When his complaints did not receive any response from the teachers and administrators in 2016, Galligan decided to keep the video until he believed it was the right time to share it online.
He then posted the 3-second clip publicly in June 2020.
“I wanted to get her where she would understand the severity of that word,” Galligan told The Times.
“If I never posted that video, nothing would have ever happened. I’m going to remind myself, you started something. You taught someone a lesson.”
Groves, a cheerleader, was planning to go to the University of Tennessee and was accepted to the team in May.
Only weeks later, racial protests broke out across the country after the death of George Floyd in Minnesota.
Groves then urged people to “protest, donate, sign a petition, rally, and do something” to support the BLM movement.
But one person replied to her post: “You have the audacity to post this, after saying the N-word.”
Groves started to panic when her friends informed her about a four-year-old video Galligan had publicly shared on Snapchat.
The short video quickly went viral across social media platforms, including Twitter and TikTok.
Within a few days, she champion-winning cheerleader was kicked off the team and forced to withdraw from the University of Tennessee as admission officials cited hundreds of phone calls and emails from outraged members of the public.

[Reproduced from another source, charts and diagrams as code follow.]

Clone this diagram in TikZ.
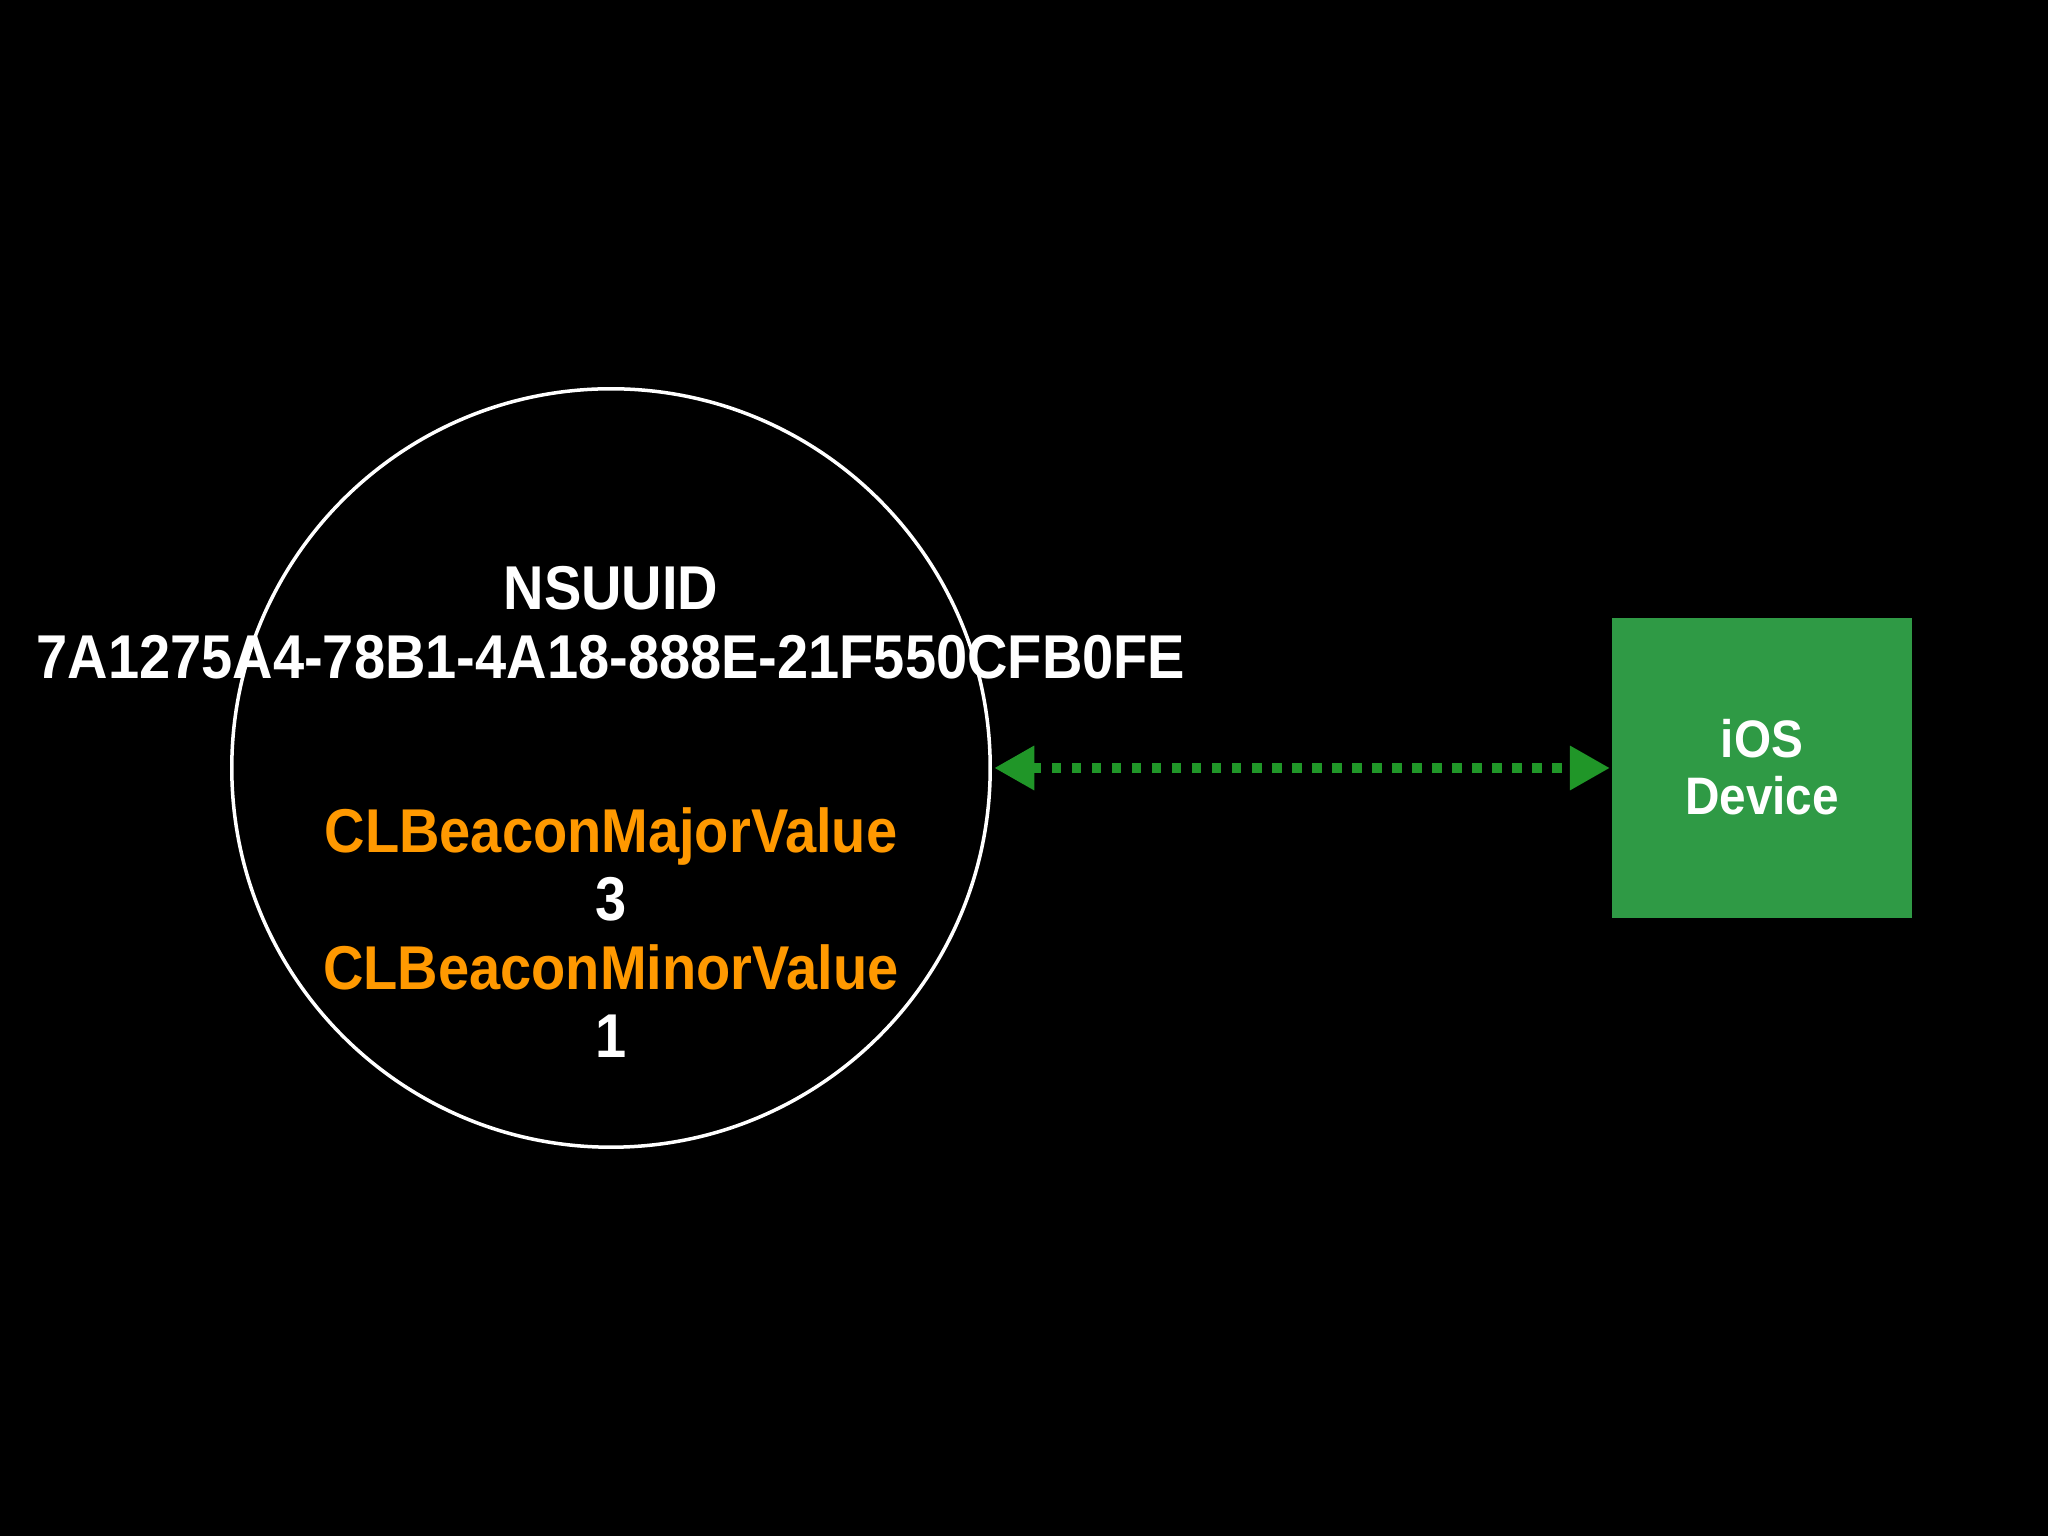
\documentclass[tikz,border=0pt]{standalone}
\usepackage{fontspec}
\setmainfont{Liberation Sans}[FakeStretch=0.905]
\usetikzlibrary{arrows.meta}
\definecolor{beaconorange}{RGB}{255,153,0}
\definecolor{boxgreen}{RGB}{47,154,69}
\definecolor{arrowgreen}{RGB}{32,150,40}
\tikzset{
  bigtext/.style={anchor=base, inner sep=0pt, font=\fontsize{17.6}{21}\selectfont\bfseries},
  whitetext/.style={bigtext, text=white},
  orangetext/.style={bigtext, text=beaconorange},
  boxtext/.style={anchor=base, inner sep=0pt, text=white, font=\fontsize{15}{18}\selectfont\bfseries},
  link/.style={arrowgreen, line width=0.095cm, dash pattern=on 0.095cm off 0.105cm,
    {Triangle[length=0.4cm,width=0.42cm]}-{Triangle[length=0.4cm,width=0.42cm]}}
}
\begin{document}
\begin{tikzpicture}[x=0.01cm,y=0.01cm]
\fill[black] (0,0) rectangle (2048,1536);
\useasboundingbox (0,0) rectangle (2048,1536);
\node[circle, draw=white, line width=0.035cm, minimum size=7.58cm, inner sep=0pt, outer sep=0.04cm] (beacon) at (611,768) {};
\node[whitetext] (uuidlabel) at (611,926) {NSUUID};
\node[whitetext] (uuid) at (611,857) {7A1275A4-78B1-4A18-888E-21F550CFB0FE};
\node[orangetext] (majorlabel) at (611,683) {CLBeaconMajorValue};
\node[whitetext] (major) at (611,615) {3};
\node[orangetext] (minorlabel) at (611,546) {CLBeaconMinorValue};
\node[whitetext] (minor) at (611,478) {1};
\node[fill=boxgreen, minimum size=3cm, inner sep=0pt, outer sep=0.02cm] (ios) at (1762,768) {};
\node[boxtext] (ioslabel) at (1762,778) {iOS};
\node[boxtext] (devicelabel) at (1762,721) {Device};
\draw[link] (beacon.east) -- (ios.west);
\end{tikzpicture}
\end{document}
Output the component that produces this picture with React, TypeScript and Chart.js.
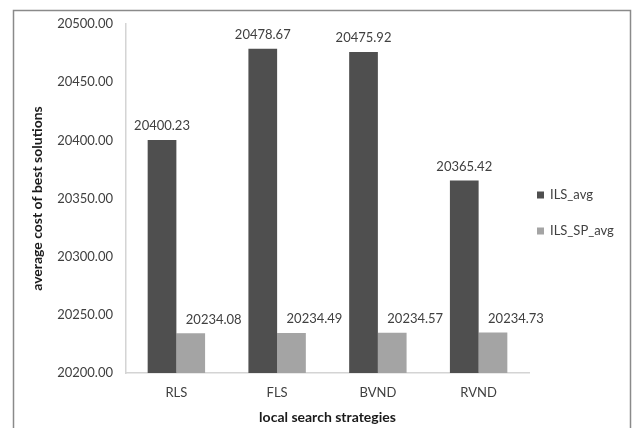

“They’re angry, and they want to see an action,” an administration said, according to the Times.
Speaking about the backlash caused by her old video, the female said she “didn’t understand the severity of the word, or the history and context behind it because I was so young.”
She told the Times: “t disgusts me that those words would ever come out of my mouth. How can you convince somebody that has never met you and the only thing they’ve ever seen of you is that three-second clip?”
“I’ve learned how quickly social media can take something they know very little about, twist the truth and potentially ruin somebody’s life,” she added.
Meanwhile, Galligan insist he has no regrets. “If I never posted that video, nothing would have ever happened,” he expressed.
“I’m going to remind myself, you started something. You taught someone a lesson.”